**REQUIRED TASK**
Output the first line of the listing and each line after it, up to and including the line that contains "highlight_values = [-180.7, -68.4, -165.0]", exactly as written, minus the pictures.

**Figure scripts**
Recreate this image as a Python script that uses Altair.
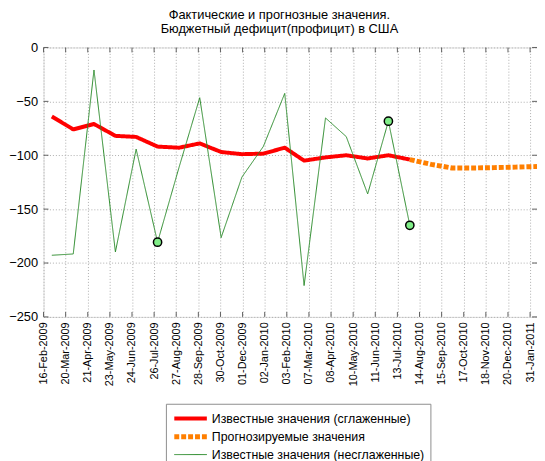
import altair as alt
import pandas as pd

title_lines = ["Фактические и прогнозные значения.", "Бюджетный дефицит(профицит) в США"]
series_names = ["Известные значения (сглаженные)", "Прогнозируемые значения",
                "Известные значения (несглаженные)"]

actual_dates = ["2009-02-28", "2009-03-31", "2009-04-30", "2009-05-31", "2009-06-30", "2009-07-31",
                "2009-08-31", "2009-09-30", "2009-10-31", "2009-11-30", "2009-12-31", "2010-01-31",
                "2010-02-28", "2010-03-31", "2010-04-30", "2010-05-31", "2010-06-30", "2010-07-31"]
raw_values = [-192.8, -191.6, -20.9, -189.7, -94.3, -180.7, -111.4, -46.6, -176.4, -120.3,
              -91.9, -42.6, -220.9, -65.4, -82.7, -135.9, -68.4, -165.0]
smooth_values = [-64, -76, -71, -82, -83, -92, -93, -89, -97, -99, -98.5, -93, -105, -102,
                 -100, -103, -100, -104]
forecast_dates = ["2010-07-31", "2010-08-31", "2010-09-30", "2010-10-31", "2010-11-30",
                  "2010-12-31", "2011-01-31"]
forecast_values = [-104, -108.5, -111.8, -111.8, -111.5, -111, -110.5]
highlight_dates = ["2009-07-31", "2010-06-30", "2010-07-31"]
highlight_values = [-180.7, -68.4, -165.0]

tick_labels = ["16-Feb-2009", "20-Mar-2009", "21-Apr-2009", "23-May-2009", "24-Jun-2009",
               "26-Jul-2009", "27-Aug-2009", "28-Sep-2009", "30-Oct-2009", "01-Dec-2009",
               "02-Jan-2010", "03-Feb-2010", "07-Mar-2010", "08-Apr-2010", "10-May-2010",
               "11-Jun-2010", "13-Jul-2010", "14-Aug-2010", "15-Sep-2010", "17-Oct-2010",
               "18-Nov-2010", "20-Dec-2010", "31-Jan-2011"]
y_ticks = [0, -50, -100, -150, -200, -250]

DAY = 86400000
STEP = 32 * DAY
t0 = int(pd.Timestamp("2009-02-16", tz="UTC").value // 10**6)
t_end = int(pd.Timestamp("2011-01-31", tz="UTC").value // 10**6)
tick_values = [t0 + k * STEP for k in range(len(tick_labels))]

lines = pd.concat([
    pd.DataFrame({"date": actual_dates, "value": smooth_values, "series": series_names[0]}),
    pd.DataFrame({"date": forecast_dates, "value": forecast_values, "series": series_names[1]}),
    pd.DataFrame({"date": actual_dates, "value": raw_values, "series": series_names[2]}),
], ignore_index=True)
points = pd.DataFrame({"date": highlight_dates, "value": highlight_values})
xticks_df = pd.DataFrame({"date": tick_values})
yticks_df = pd.DataFrame({"value": y_ticks})

FONT = "Liberation Sans"
W, H = 500, 273
GRID = "#adadad"

label_arr = "[" + ",".join("'" + s + "'" for s in tick_labels) + "]"
label_expr = label_arr + "[round((datum.value - " + str(t0) + ") / " + str(STEP) + ")]"

x_enc = alt.X("date:T", scale=alt.Scale(type="utc", domain=[t0, t_end]),
              axis=alt.Axis(values=tick_values, labelExpr=label_expr, labelAngle=270,
                            labelFontSize=11, labelFont=FONT, labelColor="black",
                            labelOverlap=False, labelFlush=False, labelPadding=5,
                            ticks=False, domain=False, grid=True, gridColor=GRID,
                            gridWidth=1, gridOpacity=1, gridDash=[1, 2], title=None))
y_enc = alt.Y("value:Q", scale=alt.Scale(domain=[-250, 0], nice=False),
              axis=alt.Axis(values=y_ticks, labelFontSize=13, labelFont=FONT, labelColor="black",
                            labelPadding=6, ticks=False, domain=False, grid=True,
                            gridColor=GRID, gridWidth=1, gridOpacity=1, gridDash=[1, 2],
                            title=None))

line_layer = alt.Chart(lines).mark_line(strokeCap="butt", strokeJoin="round").encode(
    x=x_enc, y=y_enc,
    color=alt.Color("series:N", scale=alt.Scale(domain=series_names,
                                                range=["#ff0000", "#ff7f00", "#2b8a2b"]),
                    legend=alt.Legend(title=None, orient="none", legendX=124, legendY=361,
                                      direction="vertical", strokeColor="#8c8c8c",
                                      fillColor="white", padding=6, labelFont=FONT,
                                      labelFontSize=12.5, labelColor="black", labelLimit=0,
                                      symbolType="M-1,0H3.71", symbolSize=196, rowPadding=0,
                                      labelOffset=21.5)),
    strokeWidth=alt.StrokeWidth("series:N", scale=alt.Scale(type="ordinal", domain=series_names,
                                                            range=[4, 5, 1])),
    strokeDash=alt.StrokeDash("series:N", scale=alt.Scale(domain=series_names,
                                                          range=[[1, 0], [5, 2], [1, 0]])),
)

point_layer = alt.Chart(points).mark_circle(size=70, fill="#80ee88", stroke="black",
                                            strokeWidth=1.5, opacity=1).encode(x=x_enc, y=y_enc)

tick_color = "#606060"
top_ticks = alt.Chart(xticks_df).mark_rule(color=tick_color).encode(
    x=x_enc, y=alt.value(0), y2=alt.value(5))
bottom_ticks = alt.Chart(xticks_df).mark_rule(color=tick_color).encode(
    x=x_enc, y=alt.value(H - 5), y2=alt.value(H))
left_ticks = alt.Chart(yticks_df).mark_rule(color=tick_color).encode(
    y=y_enc, x=alt.value(0), x2=alt.value(5))
right_ticks = alt.Chart(yticks_df).mark_rule(color=tick_color).encode(
    y=y_enc, x=alt.value(W - 5), x2=alt.value(W))

chart = alt.layer(top_ticks, bottom_ticks, left_ticks, right_ticks, line_layer, point_layer).properties(
    width=W, height=H,
    title=alt.TitleParams(text=title_lines, font=FONT, fontSize=13, fontWeight="normal",
                          color="black", anchor="middle", offset=6, dx=-11, lineHeight=14),
    autosize=alt.AutoSizeParams(type="none"),
    padding={"left": 36, "top": 37, "right": 0, "bottom": 143},
).configure_view(stroke="#a0a0a0", strokeWidth=1).configure(background="white")

chart.save("out.html", embed_options={"renderer": "svg", "actions": False})
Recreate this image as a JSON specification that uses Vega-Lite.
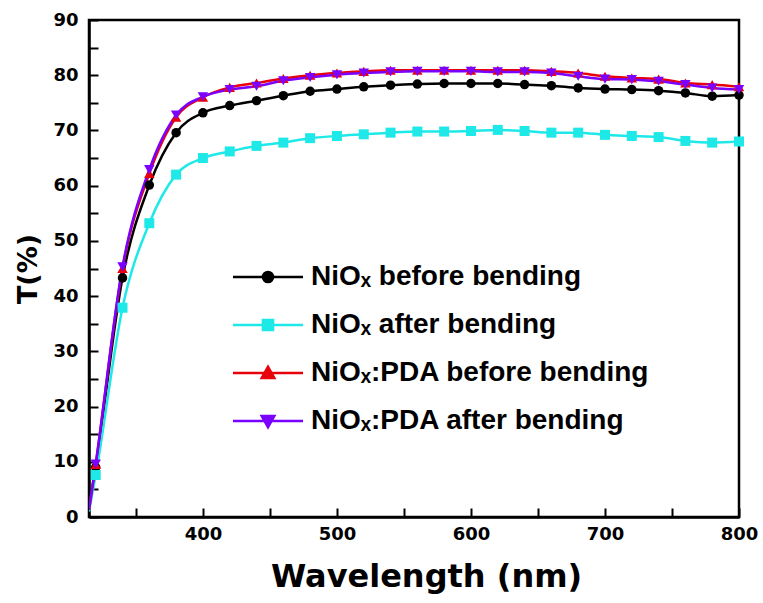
{
  "$schema": "https://vega.github.io/schema/vega-lite/v6.json",
  "width": 650,
  "height": 497,
  "autosize": {"type": "none"},
  "padding": {"left": 89, "top": 20, "right": 24, "bottom": 86},
  "background": "white",
  "config": {
    "view": {"stroke": "black", "strokeWidth": 2.5},
    "axis": {
      "domainColor": "black", "domainWidth": 2.5,
      "tickColor": "black", "tickWidth": 2,
      "labelFont": "DejaVu Sans", "labelFontWeight": "bold", "labelFontSize": 18, "labelColor": "black",
      "titleFont": "DejaVu Sans", "titleFontWeight": "bold", "titleColor": "black",
      "grid": false, "labelFlush": false, "labelOverlap": false
    }
  },
  "datasets": {
    "spectra": [
      {"s": "NiOₓ before bending", "wl": 315, "T": 1.3},
      {"s": "NiOₓ before bending", "wl": 320, "T": 9.0},
      {"s": "NiOₓ before bending", "wl": 340, "T": 43.3},
      {"s": "NiOₓ before bending", "wl": 360, "T": 60.1},
      {"s": "NiOₓ before bending", "wl": 380, "T": 69.6},
      {"s": "NiOₓ before bending", "wl": 400, "T": 73.2},
      {"s": "NiOₓ before bending", "wl": 420, "T": 74.5},
      {"s": "NiOₓ before bending", "wl": 440, "T": 75.4},
      {"s": "NiOₓ before bending", "wl": 460, "T": 76.3},
      {"s": "NiOₓ before bending", "wl": 480, "T": 77.1},
      {"s": "NiOₓ before bending", "wl": 500, "T": 77.5},
      {"s": "NiOₓ before bending", "wl": 520, "T": 77.9},
      {"s": "NiOₓ before bending", "wl": 540, "T": 78.2},
      {"s": "NiOₓ before bending", "wl": 560, "T": 78.4},
      {"s": "NiOₓ before bending", "wl": 580, "T": 78.5},
      {"s": "NiOₓ before bending", "wl": 600, "T": 78.5},
      {"s": "NiOₓ before bending", "wl": 620, "T": 78.5},
      {"s": "NiOₓ before bending", "wl": 640, "T": 78.3},
      {"s": "NiOₓ before bending", "wl": 660, "T": 78.1},
      {"s": "NiOₓ before bending", "wl": 680, "T": 77.7},
      {"s": "NiOₓ before bending", "wl": 700, "T": 77.5},
      {"s": "NiOₓ before bending", "wl": 720, "T": 77.4},
      {"s": "NiOₓ before bending", "wl": 740, "T": 77.2},
      {"s": "NiOₓ before bending", "wl": 760, "T": 76.8},
      {"s": "NiOₓ before bending", "wl": 780, "T": 76.2},
      {"s": "NiOₓ before bending", "wl": 800, "T": 76.4},
      {"s": "NiOₓ after bending", "wl": 315, "T": 1.0},
      {"s": "NiOₓ after bending", "wl": 320, "T": 7.6},
      {"s": "NiOₓ after bending", "wl": 340, "T": 37.9},
      {"s": "NiOₓ after bending", "wl": 360, "T": 53.2},
      {"s": "NiOₓ after bending", "wl": 380, "T": 62.0},
      {"s": "NiOₓ after bending", "wl": 400, "T": 65.0},
      {"s": "NiOₓ after bending", "wl": 420, "T": 66.2},
      {"s": "NiOₓ after bending", "wl": 440, "T": 67.2},
      {"s": "NiOₓ after bending", "wl": 460, "T": 67.8},
      {"s": "NiOₓ after bending", "wl": 480, "T": 68.6},
      {"s": "NiOₓ after bending", "wl": 500, "T": 69.0},
      {"s": "NiOₓ after bending", "wl": 520, "T": 69.3},
      {"s": "NiOₓ after bending", "wl": 540, "T": 69.6},
      {"s": "NiOₓ after bending", "wl": 560, "T": 69.8},
      {"s": "NiOₓ after bending", "wl": 580, "T": 69.8},
      {"s": "NiOₓ after bending", "wl": 600, "T": 69.9},
      {"s": "NiOₓ after bending", "wl": 620, "T": 70.1},
      {"s": "NiOₓ after bending", "wl": 640, "T": 69.9},
      {"s": "NiOₓ after bending", "wl": 660, "T": 69.6},
      {"s": "NiOₓ after bending", "wl": 680, "T": 69.6},
      {"s": "NiOₓ after bending", "wl": 700, "T": 69.2},
      {"s": "NiOₓ after bending", "wl": 720, "T": 69.0},
      {"s": "NiOₓ after bending", "wl": 740, "T": 68.8},
      {"s": "NiOₓ after bending", "wl": 760, "T": 68.1},
      {"s": "NiOₓ after bending", "wl": 780, "T": 67.8},
      {"s": "NiOₓ after bending", "wl": 800, "T": 68.0},
      {"s": "NiOₓ:PDA before bending", "wl": 315, "T": 1.3},
      {"s": "NiOₓ:PDA before bending", "wl": 320, "T": 9.5},
      {"s": "NiOₓ:PDA before bending", "wl": 340, "T": 45.0},
      {"s": "NiOₓ:PDA before bending", "wl": 360, "T": 62.2},
      {"s": "NiOₓ:PDA before bending", "wl": 380, "T": 72.4},
      {"s": "NiOₓ:PDA before bending", "wl": 400, "T": 76.0},
      {"s": "NiOₓ:PDA before bending", "wl": 420, "T": 77.8},
      {"s": "NiOₓ:PDA before bending", "wl": 440, "T": 78.6},
      {"s": "NiOₓ:PDA before bending", "wl": 460, "T": 79.4},
      {"s": "NiOₓ:PDA before bending", "wl": 480, "T": 80.0},
      {"s": "NiOₓ:PDA before bending", "wl": 500, "T": 80.4},
      {"s": "NiOₓ:PDA before bending", "wl": 520, "T": 80.7},
      {"s": "NiOₓ:PDA before bending", "wl": 540, "T": 80.9},
      {"s": "NiOₓ:PDA before bending", "wl": 560, "T": 80.9},
      {"s": "NiOₓ:PDA before bending", "wl": 580, "T": 80.9},
      {"s": "NiOₓ:PDA before bending", "wl": 600, "T": 80.9},
      {"s": "NiOₓ:PDA before bending", "wl": 620, "T": 80.9},
      {"s": "NiOₓ:PDA before bending", "wl": 640, "T": 80.9},
      {"s": "NiOₓ:PDA before bending", "wl": 660, "T": 80.7},
      {"s": "NiOₓ:PDA before bending", "wl": 680, "T": 80.4},
      {"s": "NiOₓ:PDA before bending", "wl": 700, "T": 79.8},
      {"s": "NiOₓ:PDA before bending", "wl": 720, "T": 79.5},
      {"s": "NiOₓ:PDA before bending", "wl": 740, "T": 79.3},
      {"s": "NiOₓ:PDA before bending", "wl": 760, "T": 78.6},
      {"s": "NiOₓ:PDA before bending", "wl": 780, "T": 78.3},
      {"s": "NiOₓ:PDA before bending", "wl": 800, "T": 77.9},
      {"s": "NiOₓ:PDA after bending", "wl": 315, "T": 1.3},
      {"s": "NiOₓ:PDA after bending", "wl": 320, "T": 9.6},
      {"s": "NiOₓ:PDA after bending", "wl": 340, "T": 45.3},
      {"s": "NiOₓ:PDA after bending", "wl": 360, "T": 62.9},
      {"s": "NiOₓ:PDA after bending", "wl": 380, "T": 72.8},
      {"s": "NiOₓ:PDA after bending", "wl": 400, "T": 76.1},
      {"s": "NiOₓ:PDA after bending", "wl": 420, "T": 77.4},
      {"s": "NiOₓ:PDA after bending", "wl": 440, "T": 78.0},
      {"s": "NiOₓ:PDA after bending", "wl": 460, "T": 79.0},
      {"s": "NiOₓ:PDA after bending", "wl": 480, "T": 79.6},
      {"s": "NiOₓ:PDA after bending", "wl": 500, "T": 80.1},
      {"s": "NiOₓ:PDA after bending", "wl": 520, "T": 80.4},
      {"s": "NiOₓ:PDA after bending", "wl": 540, "T": 80.6},
      {"s": "NiOₓ:PDA after bending", "wl": 560, "T": 80.7},
      {"s": "NiOₓ:PDA after bending", "wl": 580, "T": 80.7},
      {"s": "NiOₓ:PDA after bending", "wl": 600, "T": 80.7},
      {"s": "NiOₓ:PDA after bending", "wl": 620, "T": 80.6},
      {"s": "NiOₓ:PDA after bending", "wl": 640, "T": 80.6},
      {"s": "NiOₓ:PDA after bending", "wl": 660, "T": 80.4},
      {"s": "NiOₓ:PDA after bending", "wl": 680, "T": 79.8},
      {"s": "NiOₓ:PDA after bending", "wl": 700, "T": 79.3},
      {"s": "NiOₓ:PDA after bending", "wl": 720, "T": 79.2},
      {"s": "NiOₓ:PDA after bending", "wl": 740, "T": 78.9},
      {"s": "NiOₓ:PDA after bending", "wl": 760, "T": 78.3},
      {"s": "NiOₓ:PDA after bending", "wl": 780, "T": 77.7},
      {"s": "NiOₓ:PDA after bending", "wl": 800, "T": 77.4}
    ]
  },
  "data": {"name": "spectra"},
  "encoding": {
    "x": {
      "field": "wl", "type": "quantitative",
      "scale": {"domain": [315, 800], "nice": false, "zero": false},
      "axis": {
        "title": "Wavelength (nm)", "titleFontSize": 32, "titlePadding": 18, "titleX": 337,
        "values": [350, 400, 450, 500, 550, 600, 650, 700, 750, 800],
        "labelExpr": "datum.value % 100 === 0 ? datum.label : ''",
        "tickSize": -9, "labelPadding": 17,
        "encode": {"ticks": {"update": {"y2": {"signal": "datum.value % 100 === 0 ? -9 : -5"}}}}
      }
    },
    "y": {
      "field": "T", "type": "quantitative",
      "scale": {"domain": [0, 90], "nice": false},
      "axis": {
        "title": "T(%)", "titleFontSize": 27, "titlePadding": 10,
        "values": [0, 5, 10, 15, 20, 25, 30, 35, 40, 45, 50, 55, 60, 65, 70, 75, 80, 85, 90],
        "labelExpr": "datum.value % 10 === 0 ? datum.label : ''",
        "tickSize": -9, "labelPadding": 20,
        "encode": {"ticks": {"update": {"x2": {"signal": "datum.value % 10 === 0 ? 9 : 5"}}}}
      }
    },
    "color": {
      "field": "s", "type": "nominal",
      "scale": {
        "domain": ["NiOₓ before bending", "NiOₓ after bending", "NiOₓ:PDA before bending", "NiOₓ:PDA after bending"],
        "range": ["#000000", "#1ee8e8", "#e8000b", "#7a00ff"]
      },
      "legend": {
        "title": null, "orient": "none", "legendX": 160, "legendY": 238,
        "padding": 0, "rowPadding": 15, "labelOffset": 24,
        "labelFont": "Liberation Sans", "labelFontWeight": "bold", "labelFontSize": 28, "labelColor": "black",
        "labelLimit": 0, "symbolSize": 1225,
        "encode": {
          "symbols": {
            "update": {
              "shape": {"signal": "['M-2,0L2,0M-0.29,0A0.29,0.29 0 1,0 0.29,0A0.29,0.29 0 1,0 -0.29,0Z', 'M-2,0L2,0M-0.29,-0.29L0.29,-0.29L0.29,0.29L-0.29,0.29Z', 'M-2,0L2,0M-0.36,0.28L0.36,0.28L0,-0.36Z', 'M-2,0L2,0M-0.36,-0.28L0.36,-0.28L0,0.36Z'][indexof(domain('color'), datum.value)]"},
              "fill": {"signal": "scale('color', datum.value)"},
              "stroke": {"signal": "scale('color', datum.value)"},
              "strokeWidth": {"value": 2.5},
              "size": {"value": 1225},
              "opacity": {"value": 1}
            }
          }
        }
      }
    }
  },
  "layer": [
    {
      "mark": {"type": "line", "interpolate": "monotone", "strokeWidth": 2.5, "clip": true}
    },
    {
      "transform": [{"filter": "datum.wl >= 320 && datum.s === 'NiOₓ before bending'"}],
      "mark": {"type": "point", "filled": true, "opacity": 1, "size": 90, "shape": "circle"}
    },
    {
      "transform": [{"filter": "datum.wl >= 320 && datum.s === 'NiOₓ after bending'"}],
      "mark": {"type": "point", "filled": true, "opacity": 1, "size": 100, "shape": "square"}
    },
    {
      "transform": [{"filter": "datum.wl >= 320 && datum.s === 'NiOₓ:PDA before bending'"}],
      "mark": {"type": "point", "filled": true, "opacity": 1, "size": 110, "shape": "triangle-up"}
    },
    {
      "transform": [{"filter": "datum.wl >= 320 && datum.s === 'NiOₓ:PDA after bending'"}],
      "mark": {"type": "point", "filled": true, "opacity": 1, "size": 110, "shape": "triangle-down"}
    }
  ]
}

**SOLUTION FOR THIS TASK**
Recreate this image as a Python script that uses Altair.
import altair as alt
import pandas as pd

title_lines = ["Фактические и прогнозные значения.", "Бюджетный дефицит(профицит) в США"]
series_names = ["Известные значения (сглаженные)", "Прогнозируемые значения",
                "Известные значения (несглаженные)"]

actual_dates = ["2009-02-28", "2009-03-31", "2009-04-30", "2009-05-31", "2009-06-30", "2009-07-31",
                "2009-08-31", "2009-09-30", "2009-10-31", "2009-11-30", "2009-12-31", "2010-01-31",
                "2010-02-28", "2010-03-31", "2010-04-30", "2010-05-31", "2010-06-30", "2010-07-31"]
raw_values = [-192.8, -191.6, -20.9, -189.7, -94.3, -180.7, -111.4, -46.6, -176.4, -120.3,
              -91.9, -42.6, -220.9, -65.4, -82.7, -135.9, -68.4, -165.0]
smooth_values = [-64, -76, -71, -82, -83, -92, -93, -89, -97, -99, -98.5, -93, -105, -102,
                 -100, -103, -100, -104]
forecast_dates = ["2010-07-31", "2010-08-31", "2010-09-30", "2010-10-31", "2010-11-30",
                  "2010-12-31", "2011-01-31"]
forecast_values = [-104, -108.5, -111.8, -111.8, -111.5, -111, -110.5]
highlight_dates = ["2009-07-31", "2010-06-30", "2010-07-31"]
highlight_values = [-180.7, -68.4, -165.0]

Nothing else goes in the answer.